更严重的问题,不仅会党不仅搞得秩序大乱,而且还波及外国人。会党天然对外国人存有敌意,所以,一旦会党当家,各地打教(基督教)的势头即起,有的地方,甚至还砍电报线杆,跟当年义和团买卖相似。因此,凡是革命后会党势头大的所在,教会都反弹强烈,纷纷致信西方国家的公使告状,连累得革命党背黑锅。
显然,尽管革命党人在跟立宪派辩论的时候,强调不怕破坏,其实内心深处,对革命可能带来的破坏,尤其是秩序的混乱,还是大有忌惮。对西方的反应,更是在意,毕竟,他们是以彻底学习西方为目的的一群变革者。在义和团运动之后,所有中国的变革者,都害怕跟义和团的排外运动沾上边,生怕被西方人视为排外的义和团。所有人都刻意强调文明,从而跟义和团划清界限。革命过程中,没有一个革命党人敢动外国人,革命后第一份告示,必须强调保护外国人和教会的权益。武昌起义的革命党人,开始还主张清算湖北的满人,但只要外国人出面说情,就都放过了。

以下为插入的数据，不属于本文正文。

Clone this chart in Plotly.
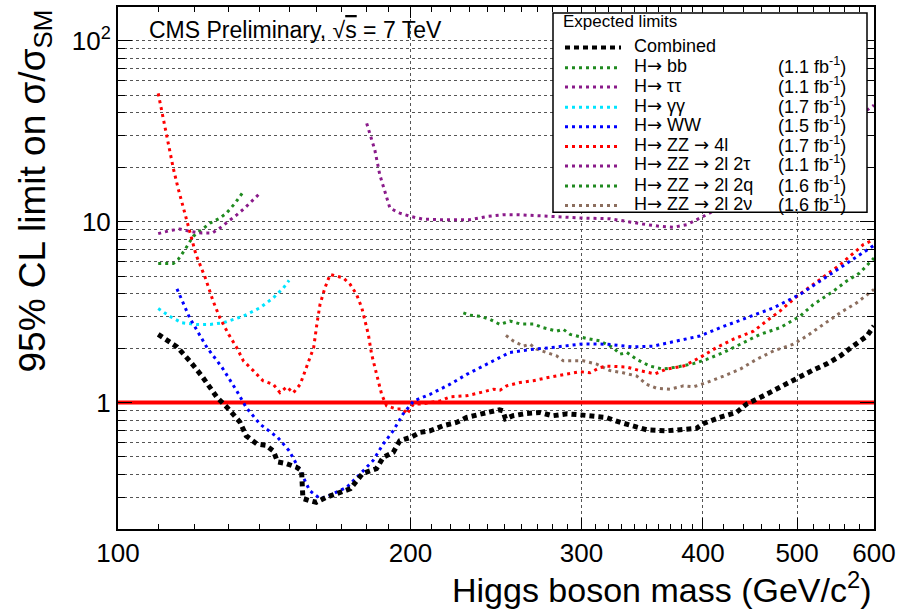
import plotly.graph_objects as go

# Expected 95% CL upper limits on sigma/sigma_SM vs Higgs mass (GeV/c^2)
combined = [(110, 2.38), (115, 2.03), (118.5, 1.70), (122, 1.40), (126.5, 1.065), (129.5, 0.94),
            (133.5, 0.78), (135.5, 0.655), (139, 0.59), (142, 0.58), (144.5, 0.54), (146, 0.47),
            (149, 0.46), (152.5, 0.44), (154.5, 0.42), (155, 0.295), (157.5, 0.287), (160, 0.281),
            (164, 0.30), (168, 0.314), (173.5, 0.334), (178.5, 0.405), (184.5, 0.431), (187.5, 0.498),
            (192, 0.53), (195, 0.615), (200, 0.641), (204.5, 0.683), (209.5, 0.698), (216, 0.744),
            (223, 0.776), (228.5, 0.827), (236, 0.855), (240, 0.881), (247, 0.912), (249, 0.90),
            (250.5, 0.813), (255, 0.845), (263, 0.87), (272, 0.881), (280, 0.845), (290, 0.866),
            (299, 0.855), (308, 0.845), (318, 0.827), (329, 0.776), (339, 0.744), (350, 0.707),
            (367, 0.698), (381, 0.71), (394, 0.72), (400, 0.763), (416, 0.827), (433, 0.881),
            (444, 0.984), (458, 1.065), (472, 1.16), (488, 1.27), (503, 1.37), (519, 1.51),
            (536, 1.63), (554, 1.81), (571, 2.05), (590, 2.33), (600, 2.65)]

h_bb = [(110, 5.86), (114, 5.86), (115.3, 6.17), (117.2, 7.0), (119.5, 8.29), (121.4, 8.83),
        (124.4, 9.81), (127.3, 10.45), (129.3, 11.14), (132, 12.65), (134.6, 14.67)]

h_tautau = [(110, 8.58), (113, 8.91), (115.8, 9.09), (118.6, 8.83), (122, 8.64), (125, 8.64),
            (127.3, 9.21), (130, 10.0), (132.5, 10.9), (135, 11.87), (137.8, 13.2), (140, 14.36)]

h_gamgam = [(110, 3.31), (113, 3.00), (116.3, 2.76), (120.5, 2.70), (124.4, 2.70), (128.3, 2.76),
            (134.6, 3.00), (140, 3.34), (144.5, 3.79), (148, 4.30), (150, 4.73)]

h_ww = [(115, 4.25), (118.5, 2.94), (123.5, 2.01), (128, 1.56), (132.5, 1.16), (135.5, 0.939),
        (140, 0.76), (146, 0.641), (150, 0.542), (154, 0.42), (157.5, 0.326), (161.5, 0.294),
        (165, 0.306), (172, 0.34), (177.5, 0.403), (183, 0.477), (187.5, 0.59), (192, 0.698),
        (196.5, 0.863), (201.5, 1.02), (209.5, 1.11), (219.5, 1.26), (228.5, 1.43), (247, 1.77),
        (253, 1.89), (267.5, 1.97), (278.5, 2.01), (301, 2.11), (318.5, 2.10), (339, 2.03),
        (355.5, 2.05), (376, 2.19), (397, 2.33), (416.5, 2.59), (447, 3.00), (473, 3.34),
        (503.5, 3.96), (528, 4.68), (567, 6.04), (600, 7.39)]

h_zz4l = [(110, 51.1), (111.3, 37.2), (112.6, 26.5), (114, 19.7), (115.3, 15.3), (117, 11.4),
          (118.6, 8.83), (120.3, 6.57), (123, 4.88), (125.3, 3.63), (127.3, 2.94), (130, 2.38),
          (132.5, 2.01), (134.6, 1.70), (137.8, 1.50), (141, 1.32), (144.5, 1.26), (146.8, 1.135),
          (149.2, 1.22), (151.5, 1.13), (154, 1.26), (156.4, 1.56), (159, 2.01), (160.2, 2.70),
          (161.4, 3.48), (163.3, 4.30), (165.3, 5.10), (168, 4.99), (170.6, 4.88), (173.4, 4.49),
          (176, 3.96), (178.2, 3.34), (179.6, 2.82), (181, 2.38), (182.4, 1.85), (184.6, 1.43),
          (186.8, 1.11), (189, 0.959), (193.6, 0.92), (196.6, 0.92), (198.3, 0.863), (201.4, 0.98),
          (204.6, 0.98), (209.5, 1.0), (214.5, 1.02), (219.7, 1.075), (228.5, 1.09), (236, 1.135),
          (243.4, 1.185), (247.3, 1.17), (251.2, 1.236), (259.3, 1.29), (267.6, 1.32), (276.2, 1.37),
          (287.3, 1.43), (299, 1.48), (306, 1.46), (313.4, 1.56), (318.4, 1.59), (334, 1.57),
          (344.6, 1.50), (357, 1.44), (367, 1.53), (382, 1.59), (397, 1.77), (413, 2.01),
          (430, 2.24), (451, 2.48), (465, 2.82), (480, 3.20), (500, 3.87), (520, 4.49),
          (528, 4.79), (554, 5.79), (569, 6.57), (585, 7.46), (600, 7.95)]

h_zz2l2tau = [(180.3, 34.9), (181.7, 30.7), (183.8, 24.9), (186, 18.1), (188.3, 14.36), (190.5, 11.87),
              (195, 11.14), (200, 10.68), (206, 10.32), (216, 10.24), (230, 10.24), (240, 10.68),
              (249, 10.9), (259, 10.9), (280, 10.68), (301, 10.45), (321, 10.37), (334, 10.0),
              (347, 9.69), (361, 9.41), (373, 9.3), (385, 9.62), (402, 10.8), (450, 15.0),
              (500, 21.0), (550, 30.0), (589, 41.0), (600, 44.0)]

h_zz2l2q = [(226.7, 3.13), (230.3, 3.04), (235.8, 3.00), (241.5, 2.88), (247.3, 2.70), (253.2, 2.82),
            (259.3, 2.72), (267.6, 2.72), (274, 2.59), (282.8, 2.48), (287.3, 2.54), (292, 2.38),
            (303.7, 2.26), (313.4, 2.19), (323.4, 2.01), (328.6, 1.85), (334, 1.89), (342, 1.73),
            (352.8, 1.59), (364, 1.53), (375.8, 1.57), (391, 1.64), (403.5, 1.73), (420, 1.89),
            (437, 2.10), (458, 2.38), (480, 2.59), (503.5, 3.00), (519.6, 3.48), (545, 4.13),
            (562, 4.68), (580, 5.20), (600, 6.29)]

h_zz2l2nu = [(250.8, 2.35), (255.2, 2.19), (261.3, 2.05), (265.5, 2.10), (269.8, 1.97), (276.2, 1.89),
             (282.8, 1.81), (287.3, 1.70), (294.2, 1.70), (301.3, 1.70), (311, 1.63), (321, 1.50),
             (331, 1.46), (342, 1.40), (350, 1.26), (358.4, 1.20), (370, 1.185), (382, 1.236),
             (391, 1.22), (403.5, 1.29), (420, 1.40), (437, 1.53), (454, 1.73), (473, 1.93),
             (495.5, 2.10), (511.5, 2.33), (532, 2.70), (553.6, 3.13), (576, 3.56), (600, 4.22)]

ARROW = "<span style='font-family:DejaVu Sans'>\u2192</span>"
channel_labels = ["Combined", "H" + ARROW + " bb", "H" + ARROW + " \u03c4\u03c4", "H" + ARROW + " \u03b3\u03b3",
                  "H" + ARROW + " WW", "H" + ARROW + " ZZ " + ARROW + " 4l",
                  "H" + ARROW + " ZZ " + ARROW + " 2l 2\u03c4", "H" + ARROW + " ZZ " + ARROW + " 2l 2q",
                  "H" + ARROW + " ZZ " + ARROW + " 2l 2\u03bd"]
lumi_labels = ["", "1.1", "1.1", "1.7", "1.5", "1.7", "1.1", "1.6", "1.6"]

x_tick_vals = [100, 200, 300, 400, 500, 600]
y_tick_vals = [1, 10, 100]
y_tick_text = ["1", "10", "10<sup>2</sup>"]

series = [combined, h_bb, h_tautau, h_gamgam, h_ww, h_zz4l, h_zz2l2tau, h_zz2l2q, h_zz2l2nu]
colors = ["#000000", "#1f8a1f", "#8a1a8a", "#00e5ff", "#0000ff", "#ff0000", "#8a1a8a", "#1f8a1f", "#8c6e5e"]
widths = [5, 3, 3, 3, 3, 3, 3, 3, 3]
dashes = ["5px,4px", "3px,4px", "3px,4px", "3px,4px", "3px,4px", "3px,4px", "3px,4px", "3px,4px", "3px,4px"]

FONT = "Liberation Sans, Arial, Helvetica, sans-serif"

fig = go.Figure()

# unit line sigma/sigma_SM = 1
fig.add_trace(go.Scatter(x=[100, 600], y=[1, 1], mode="lines",
                         line=dict(color="#ff0000", width=4), hoverinfo="skip"))

draw_order = [6, 1, 2, 3, 7, 8, 5, 4, 0]
for i in draw_order:
    pts = series[i]
    fig.add_trace(go.Scatter(x=[p[0] for p in pts], y=[p[1] for p in pts], mode="lines",
                             name=channel_labels[i],
                             line=dict(color=colors[i], width=widths[i], dash=dashes[i])))

# plot area in pixels: x 118..874, y 5..529
L, R, T, B = 118, 874, 5, 529
def px(xp):
    return (xp - L) / (R - L)
def py(yp):
    return (B - yp) / (B - T)

shapes = []
annotations = []

# legend box (opaque, covers curves behind it)
shapes.append(dict(type="rect", xref="paper", yref="paper", x0=px(553), x1=px(867),
                   y0=py(211), y1=py(11), fillcolor="white", line=dict(color="black", width=1.5),
                   layer="above"))
annotations.append(dict(xref="paper", yref="paper", x=px(561), y=py(20), text="Expected limits",
                        xanchor="left", yanchor="middle", showarrow=False,
                        font=dict(family=FONT, size=17, color="black")))
row_y = [42.7, 62.9, 82.4, 102.6, 122.2, 142, 161.6, 181.8, 201.3]
for i, yy in enumerate(row_y):
    shapes.append(dict(type="line", xref="paper", yref="paper", x0=px(565), x1=px(621),
                       y0=py(yy + 3), y1=py(yy + 3),
                       line=dict(color=colors[i], width=widths[i] - 1 if i == 0 else widths[i],
                                 dash=dashes[i]), layer="above"))
    annotations.append(dict(xref="paper", yref="paper", x=px(632), y=py(yy + 1), text=channel_labels[i],
                            xanchor="left", yanchor="middle", showarrow=False,
                            font=dict(family=FONT, size=18, color="black")))
    if lumi_labels[i]:
        annotations.append(dict(xref="paper", yref="paper", x=px(848), y=py(yy + 1),
                                text="(" + lumi_labels[i] + " fb<sup>-1</sup>)",
                                xanchor="right", yanchor="middle", showarrow=False,
                                font=dict(family=FONT, size=18, color="black")))

annotations.append(dict(xref="paper", yref="paper", x=px(147), y=py(28),
                        text="CMS Preliminary, \u221a<span style='text-decoration:overline'>s</span> = 7 TeV",
                        xanchor="left", yanchor="middle", showarrow=False,
                        font=dict(family=FONT, size=23, color="black")))
annotations.append(dict(xref="paper", yref="paper", x=1.0, y=py(588),
                        text="Higgs boson mass (GeV/c<sup>2</sup>)",
                        xanchor="right", yanchor="middle", showarrow=False,
                        font=dict(family=FONT, size=34, color="black")))
annotations.append(dict(xref="paper", yref="paper", x=px(35), y=py(6),
                        text="95% CL limit on \u03c3/\u03c3<sub>SM</sub>", textangle=-90,
                        xanchor="center", yanchor="top", showarrow=False,
                        font=dict(family=FONT, size=37, color="black")))

x_minor = [110, 120, 130, 140, 150, 160, 170, 180, 190, 210, 220, 230, 240, 250, 260, 270, 280, 290,
           310, 320, 330, 340, 350, 360, 370, 380, 390, 420, 440, 460, 480, 520, 540, 560, 580]
y_minor = [0.2, 0.3, 0.4, 0.5, 0.6, 0.7, 0.8, 0.9, 2, 3, 4, 5, 6, 7, 8, 9,
           20, 30, 40, 50, 60, 70, 80, 90]

gridc = "#555555"
fig.update_layout(
    width=905, height=610,
    margin=dict(l=L, r=905 - R, t=T, b=610 - B),
    paper_bgcolor="white", plot_bgcolor="white",
    showlegend=False,
    shapes=shapes, annotations=annotations,
    xaxis=dict(type="log", range=[2, 2.77815], autorange=False,
               tickmode="array", tickvals=x_tick_vals, ticktext=[str(v) for v in x_tick_vals],
               ticks="inside", ticklen=11, tickwidth=1, tickcolor="black",
               showline=True, linecolor="black", linewidth=2, mirror="ticks",
               showgrid=True, gridcolor=gridc, griddash="dot", gridwidth=1,
               tickfont=dict(family=FONT, size=26, color="black"),
               minor=dict(tickmode="array", tickvals=x_minor, ticks="inside", ticklen=5,
                          tickcolor="black", showgrid=False),
               zeroline=False),
    yaxis=dict(type="log", range=[-0.699, 2.186], autorange=False,
               tickmode="array", tickvals=y_tick_vals, ticktext=y_tick_text,
               ticks="inside", ticklen=14, tickwidth=1, tickcolor="black",
               showline=True, linecolor="black", linewidth=2, mirror="ticks",
               showgrid=True, gridcolor=gridc, griddash="dot", gridwidth=1,
               tickfont=dict(family=FONT, size=26, color="black"),
               minor=dict(tickmode="array", tickvals=y_minor, ticks="inside", ticklen=7,
                          tickcolor="black", showgrid=True, gridcolor=gridc, griddash="dot",
                          gridwidth=1),
               zeroline=False),
)

fig.write_html("out.html")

可想而知,当各地的传教士指责革命军大肆杀戮(陕西的传教士尤其反应强烈),是新的义和团时,革命党人会有多么的尴尬。从某种意义上,文明,是这场革命的合法性保障,如果不能给人以文明的面相,革命就会变得灰头土脸。
所以,革命后跋扈起来的会党,不仅遭到立宪党人的打击,也遭致原来一个营垒里的革命党人的镇压。陕西由于会党势力太大,各地跋扈的堂口,只能由会党的首领出面取缔,而在江西,一个个会党的山头,都是被正牌的革命党人李烈钧用机关枪给铲平的。尽管如此,革命后会党暂短的兴盛,还是连累了革命党,让他们在一般民众中声名大坏,而后二次革命,革命党人之所以一触即溃,跟他们的不得人心大有关系。